Extract all lines in the data that contain the word "seaborn".

#### [Extracted material]
============================================================

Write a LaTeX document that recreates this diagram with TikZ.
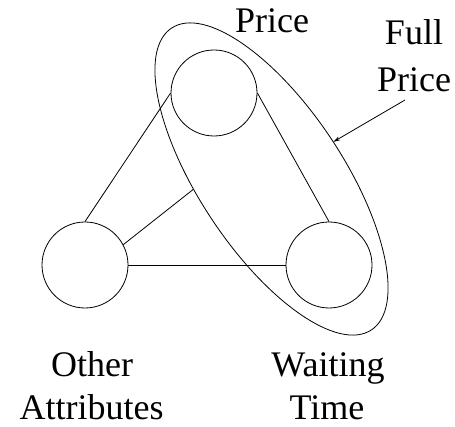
\documentclass[tikz,border=0pt]{standalone}
\usepackage{fontspec}
\setmainfont{Liberation Serif}
\usetikzlibrary{arrows.meta}
\begin{document}
\begin{tikzpicture}[x=1pt,y=1pt,
  every path/.style={line width=0.8pt},
  attr/.style={circle,draw,minimum size=86pt,inner sep=0pt},
  lbl/.style={anchor=base,inner sep=0pt,font=\fontsize{36}{43.2}\selectfont},
  tip/.style={-{Stealth[length=7pt,width=4pt]}}]
\useasboundingbox (0,0) rectangle (455,427);
% attribute circles
\node[attr] (P) at (214,334) {};
\node[attr] (O) at (85,162) {};
\node[attr] (W) at (329,162) {};
% full price ellipse
\begin{scope}[shift={(271.5,248)},rotate=-56.5]
  \draw (0,0) ellipse (181pt and 72pt);
  \coordinate (e1) at (259:181pt and 72pt);
  \coordinate (e2) at (89:181pt and 72pt);
\end{scope}
% connectors
\draw (P.west) -- (O.north);
\draw (P.east) -- (W.north);
\draw (O.east) -- (W.west);
\draw (O.28) -- (e1);
\coordinate (a0) at (405,327);
\draw[tip] (a0) -- (e2);
% labels
\node[lbl] (lprice) at (272,394) {Price};
\node[lbl] (lfull1) at (414,382) {Full};
\node[lbl] (lfull2) at (414,335) {Price};
\node[lbl] (lother1) at (92,50.3) {Other};
\node[lbl] (lother2) at (91.5,7) {Attributes};
\node[lbl] (lwait1) at (328,50.3) {Waiting};
\node[lbl] (lwait2) at (327,7) {Time};
\end{tikzpicture}
\end{document}
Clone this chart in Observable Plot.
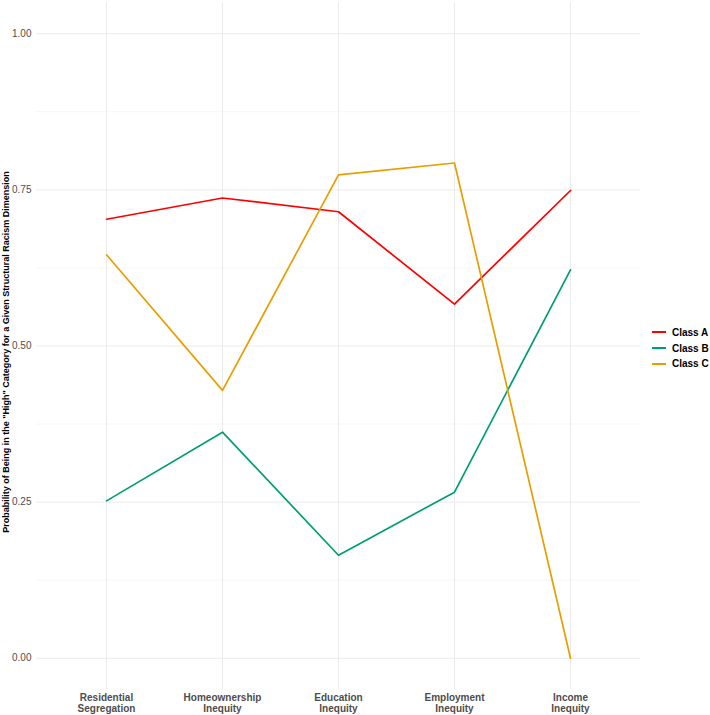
<!DOCTYPE html>
<html><head><meta charset="utf-8">
<script src="https://cdn.jsdelivr.net/npm/d3@7"></script>
<script src="https://cdn.jsdelivr.net/npm/@observablehq/plot@0.6"></script>
<style>
body{margin:0;background:#fff;font-family:"Liberation Sans",Arial,sans-serif;}
#wrap{position:relative;width:710px;height:715px;}
#legend{position:absolute;left:652px;top:324.5px;font-size:10px;font-weight:bold;color:#000;}
.item{display:flex;align-items:center;height:15.7px;}
.sw{display:inline-block;width:14px;height:2px;margin-right:6px;}
</style></head><body><div id="wrap"></div>
<script>
const categories = ["Residential Segregation","Homeownership Inequity","Education Inequity","Employment Inequity","Income Inequity"];
const tickLabels = ["Residential\nSegregation","Homeownership\nInequity","Education\nInequity","Employment\nInequity","Income\nInequity"];
const classes = ["Class A","Class B","Class C"];
const classA = [0.703,0.737,0.715,0.567,0.749];
const classB = [0.252,0.362,0.165,0.266,0.622];
const classC = [0.646,0.429,0.774,0.793,0.0];
const colors = ["#FF0000","#009E73","#E69F00"];
const yTicks = [0,0.25,0.5,0.75,1];
const yMinor = [0.125,0.375,0.625,0.875];
const yTitle = "Probability of Being in the \"High\" Category for a Given Structural Racism Dimension";

const series = [classA, classB, classC];
const data = [];
classes.forEach((c, k) => categories.forEach((cat, i) => data.push({cls: c, category: cat, value: series[k][i]})));
const labelOf = new Map(categories.map((c, i) => [c, tickLabels[i]]));

const chart = Plot.plot({
  width: 710,
  height: 715,
  marginLeft: 36,
  marginRight: 70,
  marginTop: 2,
  marginBottom: 26,
  style: {fontFamily: "'Liberation Sans', Arial, sans-serif", background: "#fff"},
  x: {type: "point", domain: categories, padding: 0.6, axis: null},
  y: {domain: [-0.05, 1.05], axis: null},
  color: {domain: classes, range: colors},
  marks: [
    Plot.gridY(yMinor, {stroke: "#F2F2F2", strokeOpacity: 1, strokeWidth: 0.8}),
    Plot.gridY(yTicks, {stroke: "#EBEBEB", strokeOpacity: 1, strokeWidth: 1}),
    Plot.gridX(categories, {stroke: "#EBEBEB", strokeOpacity: 1, strokeWidth: 1}),
    Plot.axisY(yTicks, {tickSize: 0, tickPadding: 5, tickFormat: d3.format(".2f"), fill: "#4D4D4D", fontSize: 10, label: null}),
    Plot.axisX(categories, {tickSize: 0, tickPadding: 3, tickFormat: d => labelOf.get(d), fill: "#4D4D4D", fontSize: 10, fontWeight: "bold", lineHeight: 1.15, label: null}),
    Plot.text([yTitle], {frameAnchor: "left", rotate: -90, dx: -30, dy: 6, fontWeight: "bold", fontSize: 9, fill: "#000", textAnchor: "middle"}),
    Plot.line(data, {x: "category", y: "value", z: "cls", stroke: "cls", strokeWidth: 1.7})
  ]
});
const wrap = document.getElementById("wrap");
wrap.appendChild(chart);
const legend = document.createElement("div");
legend.id = "legend";
classes.forEach((c, i) => {
  const it = document.createElement("div");
  it.className = "item";
  const sw = document.createElement("span");
  sw.className = "sw";
  sw.style.background = colors[i];
  it.appendChild(sw);
  it.appendChild(document.createTextNode(c));
  legend.appendChild(it);
});
wrap.appendChild(legend);
</script></body></html>
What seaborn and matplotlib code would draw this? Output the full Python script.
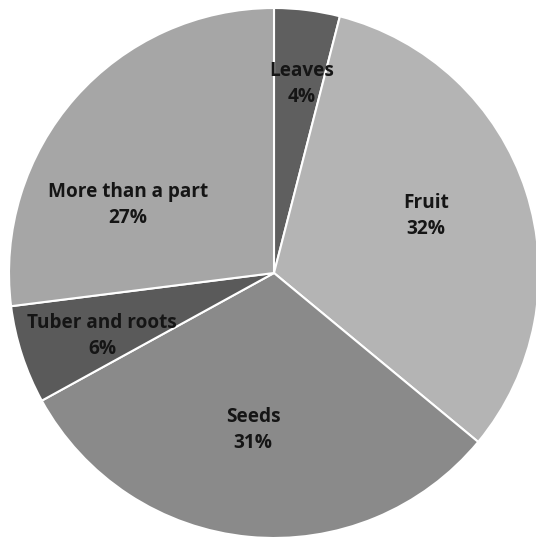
import numpy as np
import matplotlib
matplotlib.use("Agg")
import matplotlib.pyplot as plt
import seaborn as sns

categories = ["Leaves", "Fruit", "Seeds", "Tuber and roots", "More than a part"]
shares = [4, 32, 31, 6, 27]
colors = ["#5f5f5f", "#b4b4b4", "#8a8a8a", "#5a5a5a", "#a6a6a6"]
# label anchor positions in pie-radius units (style, not data)
label_xy = [(0.106, 0.713), (0.574, 0.215), (-0.079, -0.592), (-0.649, -0.238), (-0.551, 0.257)]

sns.set_style("white")
plt.rcParams["font.family"] = ["Open Sans", "DejaVu Sans"]

fig = plt.figure(figsize=(5.36, 5.38), dpi=100)
ax = fig.add_axes([0, 0, 1, 1])
wedges, _ = ax.pie(shares, colors=colors, startangle=90, counterclock=False,
                   radius=1.0, wedgeprops=dict(edgecolor="white", linewidth=1.5))
for cat, val, (x, y) in zip(categories, shares, label_xy):
    ax.text(x, y, f"{cat}\n{val}%", ha="center", va="center",
            fontsize=13.7, fontweight="bold", color="#151515", linespacing=1.45)
ax.set_xlim(-274 / 265, (536 - 274) / 265)
ax.set_ylim(-(538 - 273) / 265, 273 / 265)
ax.set_aspect("equal")
ax.axis("off")
fig.savefig("out.png", dpi=100, facecolor="white")
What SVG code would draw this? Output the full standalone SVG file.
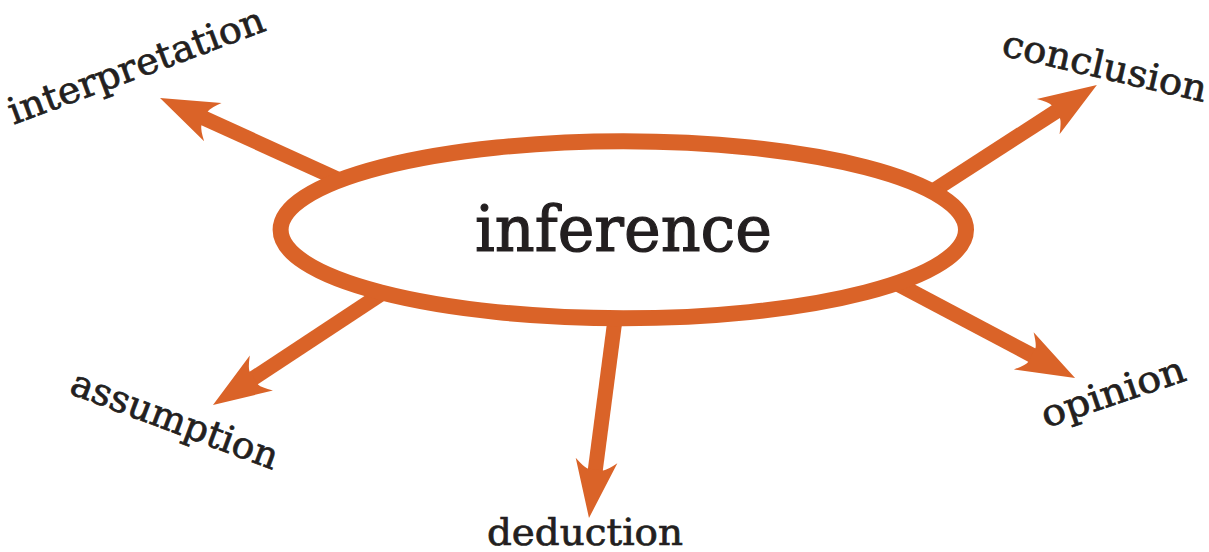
<svg xmlns="http://www.w3.org/2000/svg" width="1209" height="552" viewBox="0 0 1209 552">
<style>
.conn{stroke:#DA6328;stroke-width:15;fill:none;stroke-linecap:butt}
.node{fill:#fff;stroke:#DA6328;stroke-width:16}
.lbl{font-family:"DejaVu Serif","Liberation Serif",serif;fill:#231F20;stroke:#231F20;text-anchor:middle}
.small{font-size:37px;stroke-width:0.7}
.big{font-size:64px;stroke-width:1.2}
</style>
<defs>
<marker id="head" markerUnits="userSpaceOnUse" orient="auto" viewBox="-20 -30 80 60" markerWidth="80" markerHeight="60" refX="0" refY="0" overflow="visible">
<path d="M47,0 L-11,-21 Q-3,-12 -2,-8 L-2,8 Q-3,12 -11,21 Z" fill="#DA6328"/>
</marker>
</defs>
<rect width="1209" height="552" fill="#fff"/>
<g id="connectors">
<line class="conn" x1="342" y1="181" x2="202.8" y2="117.6" marker-end="url(#head)"/>
<line class="conn" x1="924.4" y1="196.5" x2="1057.4" y2="110.6" marker-end="url(#head)"/>
<line class="conn" x1="380" y1="294.8" x2="252.2" y2="379.1" marker-end="url(#head)"/>
<line class="conn" x1="893.8" y1="282" x2="1033.5" y2="356" marker-end="url(#head)"/>
<line class="conn" x1="616" y1="312" x2="595.1" y2="471.4" marker-end="url(#head)"/>
</g>
<g id="inference">
<ellipse class="node" cx="623.3" cy="229.8" rx="342.7" ry="88.5"/>
<text class="lbl big" x="623.5" y="251" textLength="297" lengthAdjust="spacingAndGlyphs">inference</text>
</g>
<g id="interpretation">
<text class="lbl small" transform="translate(140.5,77.5) rotate(-20.4)" textLength="271" lengthAdjust="spacingAndGlyphs">interpretation</text>
</g>
<g id="conclusion">
<text class="lbl small" transform="translate(1102,78.5) rotate(13)" textLength="209" lengthAdjust="spacingAndGlyphs">conclusion</text>
</g>
<g id="assumption">
<text class="lbl small" transform="translate(170.5,431.5) rotate(20.6)" textLength="219" lengthAdjust="spacingAndGlyphs">assumption</text>
</g>
<g id="opinion">
<text class="lbl small" transform="translate(1117,404) rotate(-18.7)" textLength="150" lengthAdjust="spacingAndGlyphs">opinion</text>
</g>
<g id="deduction">
<text class="lbl small" x="585" y="545" textLength="196" lengthAdjust="spacingAndGlyphs">deduction</text>
</g>
</svg>
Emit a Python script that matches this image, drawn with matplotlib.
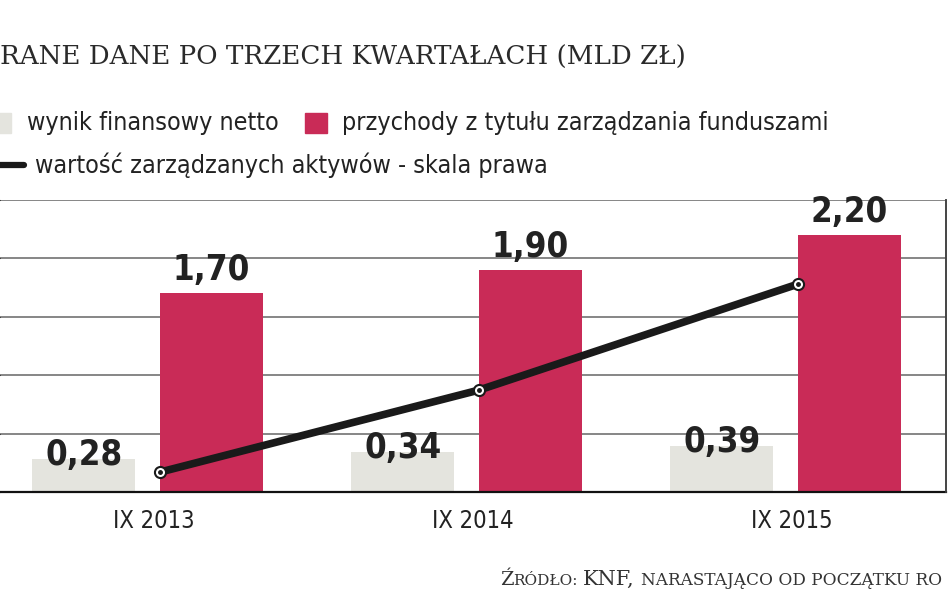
import matplotlib
matplotlib.use("Agg")
import matplotlib.pyplot as plt
import numpy as np
from matplotlib.patches import Rectangle
from matplotlib.lines import Line2D

# dane
kategorie = ["IX 2013", "IX 2014", "IX 2015"]
wynik_netto = [0.28, 0.34, 0.39]
przychody = [1.70, 1.90, 2.20]
aktywa = [206.8, 234.9, 271.2]   # skala prawa (mld zl), odczyt z wykresu

W, H = 948, 593
SANS = "DejaVu Sans"
SERIF = "DejaVu Serif"
STRETCH = "condensed"
SZARY = "#e4e4de"
CZERWONY = "#c92b57"
TXT = "#222222"

def fx(px):
    return px / W

def fy(py):
    return 1 - py / H

fig = plt.figure(figsize=(W / 100, H / 100), dpi=100)
ax = fig.add_axes([0, fy(492), 946 / W, (492 - 200) / H])

x = np.arange(len(kategorie))
bw = 0.323
ax.bar(x - 0.2, wynik_netto, bw, color=SZARY, zorder=2)
ax.bar(x + 0.2, przychody, bw, color=CZERWONY, zorder=2)

for xi, v in zip(x, wynik_netto):
    ax.annotate(f"{v:.2f}".replace(".", ","), (xi - 0.2, v), xytext=(0, -4.3),
                textcoords="offset points", ha="center", va="baseline",
                fontsize=25, fontweight="bold", family=SANS, fontstretch=STRETCH,
                color=TXT, zorder=5)
for xi, v in zip(x, przychody):
    ax.annotate(f"{v:.2f}".replace(".", ","), (xi + 0.2, v), xytext=(0, 9.4),
                textcoords="offset points", ha="center", va="baseline",
                fontsize=25, fontweight="bold", family=SANS, fontstretch=STRETCH,
                color=TXT, zorder=5)

ax.set_xlim(-0.462, 2.503)
ax.set_ylim(0, 2.5)
ax.set_yticks(np.arange(0, 2.51, 0.5))
ax.yaxis.grid(True, color="#666666", lw=1.1, zorder=1)
ax.tick_params(axis="y", left=False, labelleft=False)
ax.set_xticks(x + 0.02)
ax.set_xticklabels(kategorie, family=SANS, fontstretch=STRETCH, fontsize=17, color=TXT)
ax.tick_params(axis="x", length=0, pad=12)
for s in ["left", "top"]:
    ax.spines[s].set_visible(False)
ax.spines["bottom"].set_color("#111111")
ax.spines["bottom"].set_linewidth(1.6)
ax.spines["right"].set_color("#444444")
ax.spines["right"].set_linewidth(1.2)

ax2 = ax.twinx()
ax2.set_ylim(200, 300)
ax2.plot(x + 0.039, aktywa, color="#1a1a1a", lw=5.5, solid_capstyle="round", zorder=6)
ax2.plot(x + 0.039, aktywa, "o", ms=8, mfc="white", mec="#1a1a1a", mew=1.5, zorder=7)
ax2.plot(x + 0.039, aktywa, "o", ms=2.5, color="#1a1a1a", zorder=8)
ax2.set_yticks([])
for s in ["left", "top", "bottom"]:
    ax2.spines[s].set_visible(False)
ax2.spines["right"].set_color("#444444")
ax2.spines["right"].set_linewidth(1.2)

# tytul
fig.text(0, fy(57), "RANE DANE PO TRZECH KWARTAŁACH (MLD ZŁ)", family=SERIF,
         fontsize=18.8, color="#2a2a2a", ha="left", va="center")

# legenda
fig.add_artist(Rectangle((fx(-4), fy(133)), fx(15), 20 / H, color=SZARY, transform=fig.transFigure))
fig.add_artist(Rectangle((fx(305), fy(133)), fx(22), 20 / H, color=CZERWONY, transform=fig.transFigure))
fig.add_artist(Line2D([fx(-5), fx(24)], [fy(165), fy(165)], color="#1a1a1a", lw=4.5,
                      solid_capstyle="round", transform=fig.transFigure))
leg_kw = dict(family=SANS, fontstretch=STRETCH, fontsize=18, color=TXT, va="center")
fig.text(fx(27), fy(123), "wynik finansowy netto", **leg_kw)
fig.text(fx(342), fy(123), "przychody z tytułu zarządzania funduszami", **leg_kw)
fig.text(fx(35), fy(165), "wartość zarządzanych aktywów - skala prawa", **leg_kw)

# zrodlo (kapitaliki skladane z kawalkow)
fig.canvas.draw()
rend = fig.canvas.get_renderer()
kawalki = [("Ź", 14, 0), ("RÓDŁO:", 11, 5), ("KNF,", 15, 6), ("NARASTAJĄCO OD POCZĄTKU RO", 12.2, 0)]
xpos = 500
for tekst, rozm, odstep in kawalki:
    t = fig.text(fx(xpos), fy(585), tekst, family=SERIF, fontsize=rozm, color="#333333",
                 ha="left", va="baseline")
    bb = t.get_window_extent(rend)
    xpos = bb.x1 + odstep

fig.savefig("out.png", dpi=100, facecolor="white")
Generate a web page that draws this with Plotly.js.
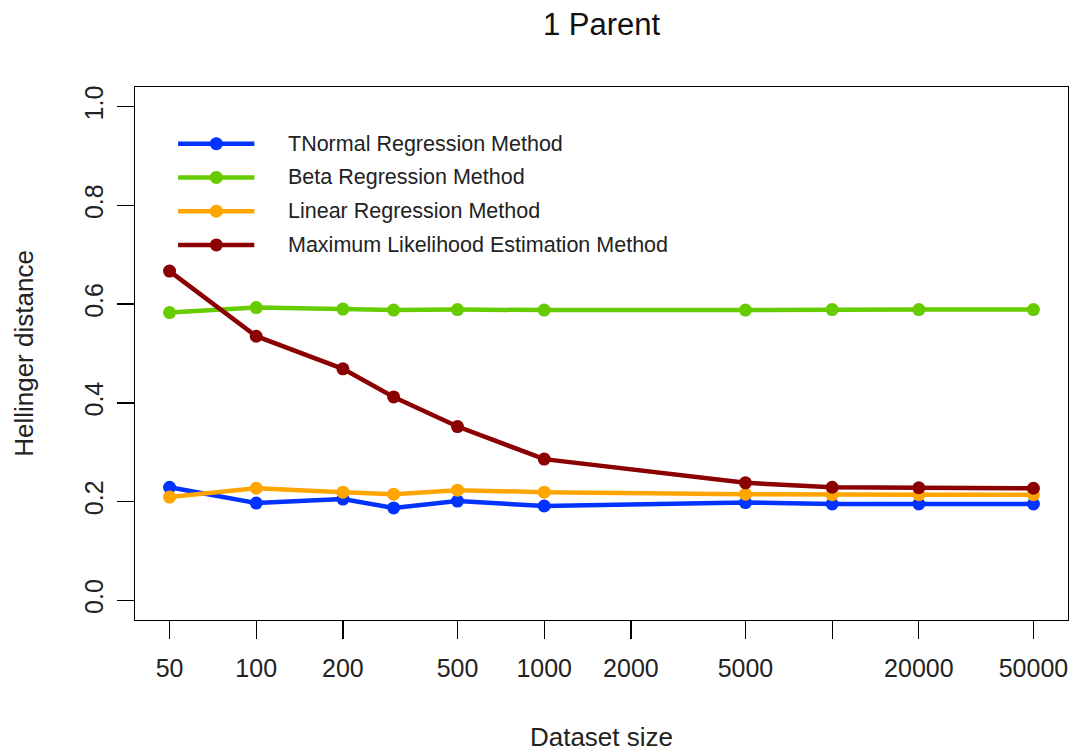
<!DOCTYPE html>
<html>
<head>
<meta charset="utf-8">
<script src="https://cdn.plot.ly/plotly-3.0.1.min.js"></script>
<style>html,body{margin:0;padding:0;background:#fff;}#chart{width:1078px;height:756px;}</style>
</head>
<body>
<div id="chart"></div>
<script>
const datasetSizes = [50, 100, 200, 300, 500, 1000, 5000, 10000, 20000, 50000];
const tnormal = [0.229, 0.197, 0.205, 0.187, 0.201, 0.191, 0.198, 0.195, 0.195, 0.195];
const beta    = [0.583, 0.593, 0.590, 0.588, 0.589, 0.588, 0.588, 0.589, 0.589, 0.589];
const linear  = [0.209, 0.227, 0.219, 0.215, 0.223, 0.219, 0.215, 0.214, 0.214, 0.214];
const mle     = [0.667, 0.535, 0.469, 0.412, 0.352, 0.286, 0.238, 0.229, 0.228, 0.227];
const seriesNames = ["TNormal Regression Method", "Beta Regression Method", "Linear Regression Method", "Maximum Likelihood Estimation Method"];
const seriesColors = ["#0033FF", "#66CC00", "#FFA500", "#8B0000"];
const xTickVals = [50, 100, 200, 500, 1000, 2000, 5000, 10000, 20000, 50000];
const xTickText = ["50", "100", "200", "500", "1000", "2000", "5000", "", "20000", "50000"];
const yTickVals = [0, 0.2, 0.4, 0.6, 0.8, 1.0];

const FONT = "Liberation Sans, Arial, Helvetica, sans-serif";
const allSeries = [tnormal, beta, linear, mle];

const traces = allSeries.map((ys, i) => ({
  x: datasetSizes, y: ys, type: "scatter", mode: "lines+markers",
  name: seriesNames[i], showlegend: false,
  line: {color: seriesColors[i], width: 4.5},
  marker: {color: seriesColors[i], size: 13}
}));

// manual legend (R style, no box)
const legX0 = 0.0462, legX1 = 0.1279, legXm = 0.0872, legXt = 0.1615;
const legY0 = 0.8936, legDy = 0.0633;
const shapes = [];
const annotations = [];
seriesNames.forEach((nm, i) => {
  const yy = legY0 - i * legDy;
  shapes.push({type: "line", xref: "paper", yref: "paper", x0: legX0, x1: legX1, y0: yy, y1: yy,
    line: {color: seriesColors[i], width: 4.5}});
  shapes.push({type: "circle", xref: "paper", yref: "paper", xsizemode: "pixel", ysizemode: "pixel",
    xanchor: legXm, yanchor: yy, x0: -6.5, x1: 6.5, y0: -6.5, y1: 6.5,
    fillcolor: seriesColors[i], line: {width: 0}});
  annotations.push({xref: "paper", yref: "paper", x: legXt, y: yy, xanchor: "left", yanchor: "middle",
    text: nm, showarrow: false, font: {family: FONT, size: 21.5, color: "#222"}});
});

const layout = {
  width: 1078, height: 756,
  margin: {l: 135, r: 10, t: 87, b: 136},
  paper_bgcolor: "#fff", plot_bgcolor: "#fff",
  font: {family: FONT, color: "#222"},
  title: {text: "1 Parent", font: {family: FONT, size: 31, color: "#111"},
    xref: "paper", x: 0.5, xanchor: "center", yref: "container", y: 1 - 24/756, yanchor: "middle"},
  xaxis: {
    type: "log", range: [1.579, 4.819], tickmode: "array", tickvals: xTickVals, ticktext: xTickText,
    showgrid: false, zeroline: false, showline: true, mirror: true, linecolor: "#000", linewidth: 1.3,
    ticks: "outside", ticklen: 18, tickwidth: 1.3, tickcolor: "#000", ticklabelstandoff: 8,
    tickfont: {family: FONT, size: 25, color: "#222"},
    title: {text: "Dataset size", font: {family: FONT, size: 26, color: "#222"}, standoff: 46}
  },
  yaxis: {
    range: [-0.04, 1.04], tickmode: "array", tickvals: yTickVals, tickformat: ".1f", tickangle: -90,
    showgrid: false, zeroline: false, showline: true, mirror: true, linecolor: "#000", linewidth: 1.3,
    ticks: "outside", ticklen: 17, tickwidth: 1.3, tickcolor: "#000", ticklabelstandoff: 4,
    tickfont: {family: FONT, size: 25, color: "#222"},
    title: {text: "Hellinger distance", font: {family: FONT, size: 26, color: "#222"}, standoff: 38}
  },
  shapes: shapes,
  annotations: annotations
};

Plotly.newPlot("chart", traces, layout, {staticPlot: true, displayModeBar: false});
</script>
</body>
</html>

============================================================

#### [Expected output]
What seaborn and matplotlib code would draw this? Output the full Python script.
import seaborn as sns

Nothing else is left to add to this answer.